Wir wollten es selbst wissen und wagten es. Die Tür außen stand offen. Also gingen wir hinein, meine Frau und ich. Und wir klopften vorsichtig an die Türen im Inneren. Hinter einer machte Ahmed auf. Etwas überrascht, die neuen Nachbarn zu treffen, aber sofort auch sehr offen. Mit Handys und Füßen, mit einem Lächeln und freundlichen Gesten kamen wir miteinander ins Gespräch. Wir spürten, wir sind hier bei Ahmed willkommen. Wir waren plötzlich die Gäste. Diese Momente haben sich in unser Herz eingebrannt.
„Brauchst du etwas?“, haben wir gefragt. Und wir dachten an Dinge wie Küchenutensilien oder Kleidung. Ja, sagte er: Deutsch lernen! Das war der größte, der wichtigste Wunsch. Ahmed war seit Monaten hier gewesen, aber außer den Hausmeistern, hatte noch nie jemand geklopft, und er wollte seine Chance beim Schopfe packen. Schenkt mir, dass wir miteinander reden können!
Auf der Trauerfeier erzählt er, wohin seine Reise gegangen ist. Wie viele Entscheidungen zu treffen sind. Wie nicht alles gut geht. Wie man manchmal neu anfangen muss. Wie man sein Leben in einer neuen Welt neu erfindet. „Danke, dass ihr geklopft habt. Von dem Tag an, hat sich mein Leben verändert.“
Gott klopft übrigens auch gerne mal an: „Merkst du nicht, dass ich vor der Tür stehe und anklopfe? Wer meine Stimme hört und mir öffnet, zu dem werde ich hineingehen, und wir werden miteinander essen. “ Steht genauso in der Bibel, ganz hinten, letztes Buch. (Offenbarung 3,20; Neue Genfer Übersetzung)
– Gott klopft an, weil ich ihm
nicht egal bin. Weil er mich kennenlernen möchte. Zum Essen kommen, ins Reden
kommen. – Also, ich weiß nicht wie‘s Ihnen geht. Aber
auf das Essen, auf das Gespräch bin ich gespannt…

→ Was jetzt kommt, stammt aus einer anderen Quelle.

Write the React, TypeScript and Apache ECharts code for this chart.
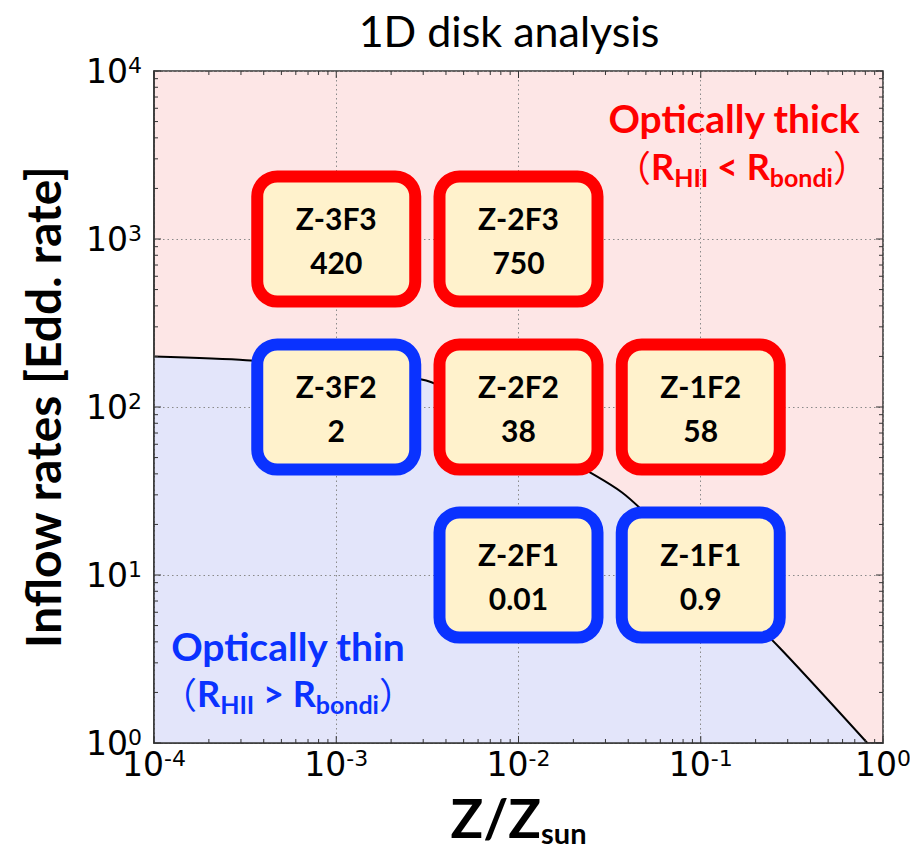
import React, { useEffect, useRef } from "react";
import * as echarts from "echarts";

// ---- data ----
const boundaryZ = [1e-4, 3.2e-4, 1e-3, 3.3e-3, 1e-2, 3.7e-2, 1e-1, 2.7e-1, 8.2e-1];
const boundaryRate = [200, 190, 166, 141, 70, 31, 10.8, 3.7, 1];

const boxZ = [1e-3, 1e-2, 1e-3, 1e-2, 1e-1, 1e-2, 1e-1];
const boxRate = [1e3, 1e3, 1e2, 1e2, 1e2, 1e1, 1e1];
const boxNames = ["Z-3F3", "Z-2F3", "Z-3F2", "Z-2F2", "Z-1F2", "Z-2F1", "Z-1F1"];
const boxValues = ["420", "750", "2", "38", "58", "0.01", "0.9"];
const boxThick = [true, true, false, true, true, false, false];

const xDecades = [-4, -3, -2, -1, 0];
const yDecades = [0, 1, 2, 3, 4];
const minorMult = [2, 3, 4, 5, 6, 7, 8, 9];

const RED = "#ff0000";
const BLUE = "#0a32ff";
const PINK = "#fde6e6";
const LAV = "#e3e5fa";
const CREAM = "#fff2cc";

const X_MIN = 1e-4, X_MAX = 1, Y_MIN = 1, Y_MAX = 1e4;

function regionRich(color: string) {
  return {
    b: { fontSize: 36, fontWeight: "bold", fontFamily: "Lato", fill: color, lineHeight: 40, verticalAlign: "middle" },
    p: { fontSize: 36, fontWeight: "normal", fontFamily: "'Noto Sans CJK JP'", fill: color, lineHeight: 40, verticalAlign: "middle" },
    s: { fontSize: 25, fontWeight: "bold", fontFamily: "Lato", fill: color, lineHeight: 22, padding: [18, 0, 0, 0], verticalAlign: "top" },
  };
}

export default function App() {
  const ref = useRef<HTMLDivElement>(null);
  useEffect(() => {
    if (!ref.current) return;
    const chart = echarts.init(ref.current, null, { renderer: "svg" });

    const tickData: any[] = [];
    xDecades.forEach((e) => {
      tickData.push({ value: [Math.pow(10, e), Y_MIN], kind: "x", major: true });
      if (e < 0) minorMult.forEach((m) => tickData.push({ value: [m * Math.pow(10, e), Y_MIN], kind: "x", major: false }));
    });
    yDecades.forEach((e) => {
      tickData.push({ value: [X_MIN, Math.pow(10, e)], kind: "y", major: true });
      if (e < 4) minorMult.forEach((m) => tickData.push({ value: [X_MIN, m * Math.pow(10, e)], kind: "y", major: false }));
    });

    const supFmt = (v: number) => {
      const e = Math.round(Math.log10(v));
      return "{b|10}{s|" + e + "}";
    };
    const labelRich = {
      b: { fontSize: 33, fontFamily: "DejaVu Sans", color: "#000", lineHeight: 34, verticalAlign: "bottom" },
      s: { fontSize: 22, fontFamily: "DejaVu Sans", color: "#000", lineHeight: 22, verticalAlign: "top" },
    };

    const splitLine = { show: true, lineStyle: { color: "#8a8a8a", width: 1, type: [1.5, 3] as any } };

    const option: any = {
      animation: false,
      grid: {
        left: 154, top: 71, width: 729, height: 672,
        outerBoundsMode: "none", containLabel: false,
        show: true, backgroundColor: PINK, borderColor: "#333", borderWidth: 1.5,
      },
      graphic: [
        {
          type: "text", x: 509, y: 30, z: 20,
          style: { text: "1D disk analysis", align: "center", verticalAlign: "middle", font: "43px Lato", fill: "#000" },
        },
        {
          type: "text", x: 734, y: 118, z: 20,
          style: { text: "Optically thick", align: "center", verticalAlign: "middle", font: "bold 39px Lato", fill: RED },
        },
        {
          type: "text", x: 742, y: 166, z: 20,
          style: {
            text: "{p|（}{b|R}{s|HII}{b| < R}{s|bondi}{p|）}", align: "center", verticalAlign: "middle",
            rich: regionRich(RED),
          },
        },
        {
          type: "text", x: 288, y: 646, z: 20,
          style: { text: "Optically thin", align: "center", verticalAlign: "middle", font: "bold 39px Lato", fill: BLUE },
        },
        {
          type: "text", x: 288, y: 693, z: 20,
          style: {
            text: "{p|（}{b|R}{s|HII}{b| > R}{s|bondi}{p|）}", align: "center", verticalAlign: "middle",
            rich: regionRich(BLUE),
          },
        },
      ],
      xAxis: {
        type: "log", logBase: 10, min: X_MIN, max: X_MAX, z: 5,
        axisLine: { show: true, lineStyle: { color: "#333", width: 1.5 } },
        axisTick: { show: false },
        splitLine,
        axisLabel: { margin: 4, formatter: supFmt, rich: labelRich },
        name: "Z/Z{s|sun}", nameLocation: "middle", nameGap: 44, nameMoveOverlap: false,
        nameTextStyle: {
          fontSize: 54, fontWeight: "bold", fontFamily: "Lato", color: "#000", lineHeight: 60,
          rich: { s: { fontSize: 29, fontWeight: "bold", fontFamily: "Lato", color: "#000", lineHeight: 29, verticalAlign: "bottom" } },
        },
      },
      yAxis: {
        type: "log", logBase: 10, min: Y_MIN, max: Y_MAX, z: 5,
        axisLine: { show: true, lineStyle: { color: "#333", width: 1.5 } },
        axisTick: { show: false },
        splitLine,
        axisLabel: { margin: 12, formatter: supFmt, rich: labelRich },
        name: "Inflow rates [Edd. rate]", nameLocation: "middle", nameGap: 88, nameRotate: 90, nameMoveOverlap: false,
        nameTextStyle: { fontSize: 48, fontWeight: "bold", fontFamily: "Lato", color: "#000" },
      },
      series: [
        {
          type: "line", z: 2, silent: true, symbol: "none", smooth: 0.25,
          data: boundaryZ.map((z, i) => [z, boundaryRate[i]]),
          lineStyle: { color: "#000", width: 2 },
          areaStyle: { color: LAV, opacity: 1, origin: "start" },
        },
        {
          type: "custom", z: 6, silent: true, clip: false,
          data: tickData,
          renderItem: (params: any, api: any) => {
            const d = tickData[params.dataIndex];
            const len = d.major ? 7 : 4;
            const style = { stroke: "#333", lineWidth: 1 };
            if (d.kind === "x") {
              const b = api.coord([d.value[0], Y_MIN]);
              const t = api.coord([d.value[0], Y_MAX]);
              return {
                type: "group", children: [
                  { type: "line", shape: { x1: b[0], y1: b[1], x2: b[0], y2: b[1] - len }, style },
                  { type: "line", shape: { x1: t[0], y1: t[1], x2: t[0], y2: t[1] + len }, style },
                ],
              };
            }
            const l = api.coord([X_MIN, d.value[1]]);
            const r = api.coord([X_MAX, d.value[1]]);
            return {
              type: "group", children: [
                { type: "line", shape: { x1: l[0], y1: l[1], x2: l[0] + len, y2: l[1] }, style },
                { type: "line", shape: { x1: r[0], y1: r[1], x2: r[0] - len, y2: r[1] }, style },
              ],
            };
          },
        },
        {
          type: "custom", z: 10, silent: true, clip: false,
          data: boxZ.map((z, i) => [z, boxRate[i]]),
          renderItem: (params: any, api: any) => {
            const i = params.dataIndex;
            const c = api.coord([boxZ[i], boxRate[i]]);
            const w = 158, h = 125;
            return {
              type: "group", children: [
                {
                  type: "rect",
                  shape: { x: c[0] - w / 2, y: c[1] - h / 2, width: w, height: h, r: 20 },
                  style: { fill: CREAM, stroke: boxThick[i] ? RED : BLUE, lineWidth: 12 },
                },
                {
                  type: "text",
                  style: {
                    text: boxNames[i] + "\n" + boxValues[i], x: c[0], y: c[1] + 1,
                    align: "center", verticalAlign: "middle",
                    font: "bold 30px Lato", lineHeight: 44, fill: "#000",
                  },
                },
              ],
            };
          },
        },
      ],
    };
    chart.setOption(option);
    return () => chart.dispose();
  }, []);
  return <div ref={ref} style={{ position: "absolute", left: 0, top: 0, width: 910, height: 852 }} />;
}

Ach, wir sollten öfter den Mut finden zu klopfen. Freundlich mit einem Lächeln, „Hallo“ sagen, bei einer alten Nachbarin oder einem jungen Geflüchteten. Vielleicht bringen wir Kekse mit und bekommen Kaffee oder Tee und Geschichten aus einer anderen Welt oder Zeit in unserer Nachbarschaft. Und dann werden uns diese Menschen nicht mehr egal sein. Dann werden wir keine Geschichten über sie erzählen, sondern Geschichten, die wir gemeinsam erlebt haben. Und das wird unsere Geschichte verändern. – Übrigens habe ich Ahmed kein Deutsch beigebracht. Andere haben sich gefunden die sagten, das kann ich übernehmen. Wie die Familie zu der Ahmed auf die Trauerfeier in unser Dorf gekommen ist, weil er Teil ihrer Familie geworden war.
Ich wünsche Ihnen offene Türen – und ein klopfendes Herz. Patrick Depuhl, Alpen.